* _Problem statement_:
Quote the listing below in full and exactly as written, but omit every picture.

•••

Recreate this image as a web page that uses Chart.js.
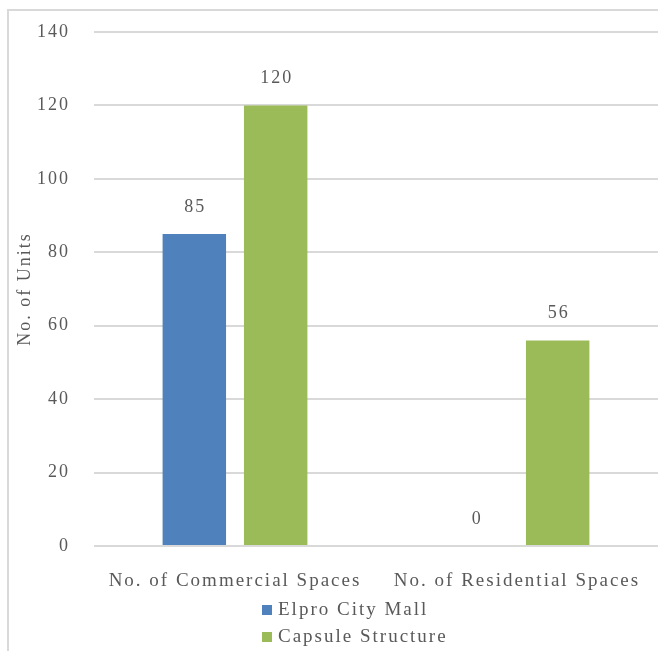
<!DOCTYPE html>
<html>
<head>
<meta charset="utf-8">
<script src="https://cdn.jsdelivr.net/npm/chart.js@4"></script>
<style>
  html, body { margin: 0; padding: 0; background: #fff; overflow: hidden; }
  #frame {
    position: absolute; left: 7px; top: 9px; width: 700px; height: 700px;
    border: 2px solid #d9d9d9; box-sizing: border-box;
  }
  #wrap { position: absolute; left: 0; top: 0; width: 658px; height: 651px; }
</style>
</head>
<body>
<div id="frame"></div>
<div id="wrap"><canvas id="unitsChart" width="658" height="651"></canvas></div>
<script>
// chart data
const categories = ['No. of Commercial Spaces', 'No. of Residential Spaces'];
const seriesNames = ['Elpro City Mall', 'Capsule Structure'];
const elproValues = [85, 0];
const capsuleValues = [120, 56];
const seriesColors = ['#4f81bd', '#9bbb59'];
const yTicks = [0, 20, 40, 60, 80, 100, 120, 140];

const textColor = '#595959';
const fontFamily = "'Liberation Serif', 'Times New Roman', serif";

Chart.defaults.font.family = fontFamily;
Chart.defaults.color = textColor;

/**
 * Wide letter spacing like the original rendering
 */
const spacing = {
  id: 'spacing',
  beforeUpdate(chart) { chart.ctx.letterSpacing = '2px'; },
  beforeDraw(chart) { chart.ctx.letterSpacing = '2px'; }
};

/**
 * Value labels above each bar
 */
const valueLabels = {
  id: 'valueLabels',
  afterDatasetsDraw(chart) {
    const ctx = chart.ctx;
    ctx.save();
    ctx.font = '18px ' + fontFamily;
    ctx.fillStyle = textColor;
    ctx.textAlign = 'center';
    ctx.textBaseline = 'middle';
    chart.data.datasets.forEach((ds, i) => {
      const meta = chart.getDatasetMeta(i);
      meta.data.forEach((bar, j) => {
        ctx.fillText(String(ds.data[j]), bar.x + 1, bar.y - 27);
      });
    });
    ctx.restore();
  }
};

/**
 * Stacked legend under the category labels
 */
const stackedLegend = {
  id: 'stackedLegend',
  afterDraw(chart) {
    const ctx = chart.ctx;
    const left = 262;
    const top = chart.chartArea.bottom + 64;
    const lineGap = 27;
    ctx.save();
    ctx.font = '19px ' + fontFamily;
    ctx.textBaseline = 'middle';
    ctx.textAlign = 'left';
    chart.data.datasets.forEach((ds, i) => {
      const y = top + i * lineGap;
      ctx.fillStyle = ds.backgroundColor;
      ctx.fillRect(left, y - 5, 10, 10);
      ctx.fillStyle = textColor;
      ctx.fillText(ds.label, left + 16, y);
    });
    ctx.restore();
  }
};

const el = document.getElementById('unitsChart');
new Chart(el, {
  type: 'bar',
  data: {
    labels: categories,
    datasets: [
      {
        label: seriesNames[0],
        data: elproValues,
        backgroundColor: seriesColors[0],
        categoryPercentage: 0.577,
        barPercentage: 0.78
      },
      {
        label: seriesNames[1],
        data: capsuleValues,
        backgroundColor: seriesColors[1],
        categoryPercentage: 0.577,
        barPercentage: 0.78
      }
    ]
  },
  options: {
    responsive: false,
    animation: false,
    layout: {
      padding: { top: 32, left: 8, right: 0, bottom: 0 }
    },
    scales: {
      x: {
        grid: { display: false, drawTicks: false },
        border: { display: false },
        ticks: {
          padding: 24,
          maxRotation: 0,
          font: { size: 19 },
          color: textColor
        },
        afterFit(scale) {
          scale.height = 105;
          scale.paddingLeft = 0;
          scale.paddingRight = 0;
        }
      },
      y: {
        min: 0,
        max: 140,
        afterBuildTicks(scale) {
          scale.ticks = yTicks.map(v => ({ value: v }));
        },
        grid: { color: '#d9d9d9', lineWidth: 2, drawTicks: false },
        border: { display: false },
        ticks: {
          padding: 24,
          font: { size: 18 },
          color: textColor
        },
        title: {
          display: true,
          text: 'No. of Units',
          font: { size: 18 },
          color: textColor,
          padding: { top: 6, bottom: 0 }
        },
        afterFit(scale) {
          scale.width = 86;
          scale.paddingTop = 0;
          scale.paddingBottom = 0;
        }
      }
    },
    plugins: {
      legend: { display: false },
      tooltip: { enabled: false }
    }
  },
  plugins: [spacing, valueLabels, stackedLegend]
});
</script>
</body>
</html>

•••

* _Task output_:
Recreate this image as a web page that uses Chart.js.
<!DOCTYPE html>
<html>
<head>
<meta charset="utf-8">
<script src="https://cdn.jsdelivr.net/npm/chart.js@4"></script>
<style>
  html, body { margin: 0; padding: 0; background: #fff; overflow: hidden; }
  #frame {
    position: absolute; left: 7px; top: 9px; width: 700px; height: 700px;
    border: 2px solid #d9d9d9; box-sizing: border-box;
  }
  #wrap { position: absolute; left: 0; top: 0; width: 658px; height: 651px; }
</style>
</head>
<body>
<div id="frame"></div>
<div id="wrap"><canvas id="unitsChart" width="658" height="651"></canvas></div>
<script>
// chart data
const categories = ['No. of Commercial Spaces', 'No. of Residential Spaces'];
const seriesNames = ['Elpro City Mall', 'Capsule Structure'];
const elproValues = [85, 0];
const capsuleValues = [120, 56];
const seriesColors = ['#4f81bd', '#9bbb59'];
const yTicks = [0, 20, 40, 60, 80, 100, 120, 140];

const textColor = '#595959';
const fontFamily = "'Liberation Serif', 'Times New Roman', serif";

Chart.defaults.font.family = fontFamily;
Chart.defaults.color = textColor;

/**
 * Wide letter spacing like the original rendering
 */
const spacing = {
  id: 'spacing',
  beforeUpdate(chart) { chart.ctx.letterSpacing = '2px'; },
  beforeDraw(chart) { chart.ctx.letterSpacing = '2px'; }
};

/**
 * Value labels above each bar
 */
const valueLabels = {
  id: 'valueLabels',
  afterDatasetsDraw(chart) {
    const ctx = chart.ctx;
    ctx.save();
    ctx.font = '18px ' + fontFamily;
    ctx.fillStyle = textColor;
    ctx.textAlign = 'center';
    ctx.textBaseline = 'middle';
    chart.data.datasets.forEach((ds, i) => {
      const meta = chart.getDatasetMeta(i);
      meta.data.forEach((bar, j) => {
        ctx.fillText(String(ds.data[j]), bar.x + 1, bar.y - 27);
      });
    });
    ctx.restore();
  }
};

/**
 * Stacked legend under the category labels
 */
const stackedLegend = {
  id: 'stackedLegend',
  afterDraw(chart) {
    const ctx = chart.ctx;
    const left = 262;
    const top = chart.chartArea.bottom + 64;
    const lineGap = 27;
    ctx.save();
    ctx.font = '19px ' + fontFamily;
    ctx.textBaseline = 'middle';
    ctx.textAlign = 'left';
    chart.data.datasets.forEach((ds, i) => {
      const y = top + i * lineGap;
      ctx.fillStyle = ds.backgroundColor;
      ctx.fillRect(left, y - 5, 10, 10);
      ctx.fillStyle = textColor;
      ctx.fillText(ds.label, left + 16, y);
    });
    ctx.restore();
  }
};

const el = document.getElementById('unitsChart');
new Chart(el, {
  type: 'bar',
  data: {
    labels: categories,
    datasets: [
      {
        label: seriesNames[0],
        data: elproValues,
        backgroundColor: seriesColors[0],
        categoryPercentage: 0.577,
        barPercentage: 0.78
      },
      {
        label: seriesNames[1],
        data: capsuleValues,
        backgroundColor: seriesColors[1],
        categoryPercentage: 0.577,
        barPercentage: 0.78
      }
    ]
  },
  options: {
    responsive: false,
    animation: false,
    layout: {
      padding: { top: 32, left: 8, right: 0, bottom: 0 }
    },
    scales: {
      x: {
        grid: { display: false, drawTicks: false },
        border: { display: false },
        ticks: {
          padding: 24,
          maxRotation: 0,
          font: { size: 19 },
          color: textColor
        },
        afterFit(scale) {
          scale.height = 105;
          scale.paddingLeft = 0;
          scale.paddingRight = 0;
        }
      },
      y: {
        min: 0,
        max: 140,
        afterBuildTicks(scale) {
          scale.ticks = yTicks.map(v => ({ value: v }));
        },
        grid: { color: '#d9d9d9', lineWidth: 2, drawTicks: false },
        border: { display: false },
        ticks: {
          padding: 24,
          font: { size: 18 },
          color: textColor
        },
        title: {
          display: true,
          text: 'No. of Units',
          font: { size: 18 },
          color: textColor,
          padding: { top: 6, bottom: 0 }
        },
        afterFit(scale) {
          scale.width = 86;
          scale.paddingTop = 0;
          scale.paddingBottom = 0;
        }
      }
    },
    plugins: {
      legend: { display: false },
      tooltip: { enabled: false }
    }
  },
  plugins: [spacing, valueLabels, stackedLegend]
});
</script>
</body>
</html>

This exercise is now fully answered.